Kubernetes will combine both rules with an OR operator. This means that any pod in a namespace labeled “env=production” will be allowed. Also, any pod labeled app=web in the same NetworkPolicy namespace will be allowed. This is a very important distinction to look for when defining your NetworkPolicy rules.

• ipBock: here you can define which IP CIDR blocks are the source or the destination of the selected pods' connections. Traditionally, those IPs are external to the cluster because pods always have short-lived IPs that can change at any moment.
  You should be aware that, depending on the network plugin in use, the source IP address may change before the packet gets analyzed by the NetworkPolicy rules. An example scenario is when the cloud provider’s Load Balancer replaces the source IP of the packet with its own.
  ipBlock can also be used to block specific IPs from an allowed range. This can be done using the except keyword. For example, we can allow all traffic from 182.213.0.0/16 but deny 182.213.50.43. The snippet for such a configuration may look as follows:

- ipBlock:
      cidr: 182.213.0.0/16
      except:
      - 182.213.50.43/24

As you can see, you can add multiple IP addresses or even ranges as items in the excepted array.

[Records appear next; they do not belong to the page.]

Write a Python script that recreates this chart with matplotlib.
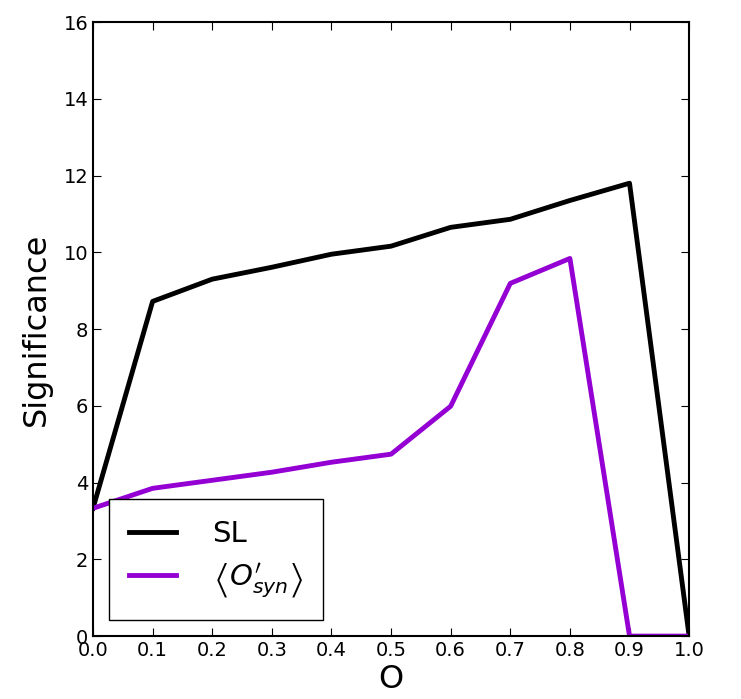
import numpy as np
import matplotlib
matplotlib.use('Agg')
import matplotlib.pyplot as plt

# values
o_cut = [0.0, 0.1, 0.2, 0.3, 0.4, 0.5, 0.6, 0.7, 0.8, 0.9, 1.0]
sig_sl = [3.33, 8.72, 9.30, 9.61, 9.95, 10.16, 10.65, 10.86, 11.35, 11.80, 0.0]
sig_osyn = [3.33, 3.85, 4.06, 4.27, 4.53, 4.74, 5.99, 9.19, 9.84, 0.0, 0.0]

fig = plt.figure(figsize=(7.41, 6.99), dpi=100)
ax = fig.add_axes([0.1255, 0.090, 0.8045, 0.8785])

ax.plot(o_cut, sig_sl, color='black', linewidth=3.5, label='SL')
ax.plot(o_cut, sig_osyn, color='#9400D3', linewidth=3.5,
        label=r"$\left\langle O^{\prime}_{syn} \right\rangle$")

ax.set_xlim(0, 1.0)
ax.set_ylim(0, 16)
ax.set_xticks(np.arange(0, 1.01, 0.1))
ax.set_yticks(np.arange(0, 17, 2))
ax.tick_params(direction='in', top=True, right=True, length=6, labelsize=14)
for s in ax.spines.values():
    s.set_linewidth(1.5)

ax.set_xlabel('O', fontsize=23, labelpad=3)
ax.set_ylabel('Significance', fontsize=23, labelpad=8)

leg = ax.legend(loc='lower left', fontsize=21, handlelength=1.6,
                borderaxespad=0.55, fancybox=False, framealpha=1,
                edgecolor='black', borderpad=0.7, labelspacing=0.45,
                handletextpad=1.25)
leg.get_frame().set_linewidth(1.0)

fig.savefig('out.png', dpi=100)
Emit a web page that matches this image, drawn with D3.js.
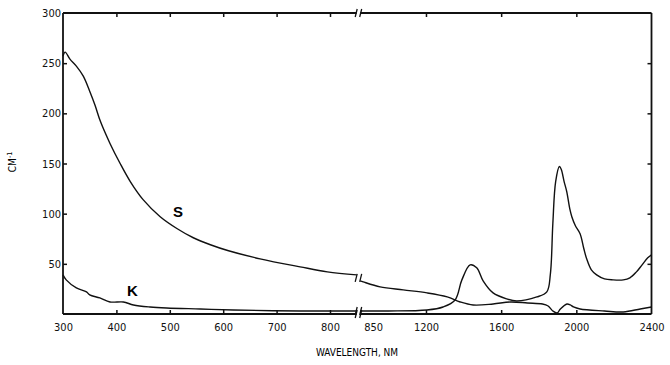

Common Kubernetes NetworkPolicy Use Cases

The rest of this article discusses some common use cases for using NetworkPolicy in your cluster.

Deny Ingress Traffic That Has No Rules

An effective network security rule starts with denying all traffic by default unless explicitly allowed. This is how firewalls work. By default, Kubernetes regards any pod that is not selected by a NetworkPolicy as “non-isolated”. This means all ingress and egress traffic is allowed. So, a good foundation is to deny all traffic by default unless a NetworkPolicy rule defines which connections should pass. A NetworkPolicy definition for denying all ingress traffic may look like this:

apiVersion: networking.k8s.io/v1
kind: NetworkPolicy
metadata:
  namespace: default
  name: ingress-default-deny
spec:
  podSelector: {}
  policyTypes:
  - Ingress

The effect of applying this policy is that all pods in the “default” namespace will not accept any traffic unless allowed by another rule. The namespace can be changed as desired through the metadata part of the NetworkPolicy.

Note that this does not affect egress traffic, which must be controlled through other rules, as we discuss later.

Deny Egress Traffic That Has No Rules

We’re doing the same thing here but on egress traffic. The following NetworkPolicy definition will deny all outgoing traffic unless allowed by another rule:

apiVersion: networking.k8s.io/v1
kind: NetworkPolicy
metadata:
  name: egress-default-deny
  namespace: default
spec:
  podSelector: {}
  policyTypes:
  - Egress

You can combine both policies in a single definition that will deny all ingress and egress traffic as follows:

apiVersion: networking.k8s.io/v1
kind: NetworkPolicy
metadata:
  namespace: default
  name: ingress-egress-deny
spec:
  podSelector: {}
  policyTypes:
  - Ingress
  - Egress

Allow All Ingress Traffic Exclusively

You may want to override any other NetworkPolicy that restricts traffic to your pods, perhaps for troubleshooting a connection issue. This can be done by applying the following NetworkPolicy definition:

apiVersion: networking.k8s.io/v1
kind: NetworkPolicy
metadata:
  name: ingress-default-allow
  namespace: default
spec:
  podSelector: {}
  ingress:
  - {}
  policyTypes:
  - Ingress

The only difference we have here is that we add an ingress object with no rules at all.

Be aware, though, that this policy will override any other isolating policy in the same namespace.

Allow All Egress Traffic Exclusively

Like we did on the ingress part, sometimes you want to exclusively allow all egress traffic even if some other policies are denying it. The following NetworkPolicy will override all other egress rules and allow all traffic from all pods to any destination:

 
apiVersion: networking.k8s.io/v1
kind: NetworkPolicy
metadata:
  namespace: default
  name: egress-default-allow
spec:
  podSelector: {}
  egress:
  - {}
  policyTypes:
  - Egress

In all cases, you can modify any of the allow-all deny-all rules to match specific pods by using the podSelector as discussed earlier.

TL;DR

Kubernetes uses the NetworkPolicy resource to fulfill the firewall role that’s normally found in a traditional data center. NetworkPolicy is largely dependent on the capabilities of the network plugin in place.

A NetworkPolicy definition can work on all the pods in a namespace or you can use selectors to apply the rules to pods with a specific label.

Through ingress and egress rules, you can define the incoming or outgoing connection rules from/to:

• Pods with a specific label (podSelector)
• Pods belonging to a namespace with a particular label (namespaceSelector)
• A combination of both rules limits the selection of labeled pods in labeled namespaces.
• IP ranges. Commonly, they’re external IPs as pods IPs are volatile by definition.

Pods that are selected by a NetworkPolicy are said to be “isolated”. Those who are not matched are called “non-isolated”. Kubernetes allows non-isolated pods to accept all egress and ingress traffic. For that reason, it’s recommended that you issue a default deny-all policy on egress and ingress traffic so that pods that are not matched by any NetworkPolicy are locked-down till they are.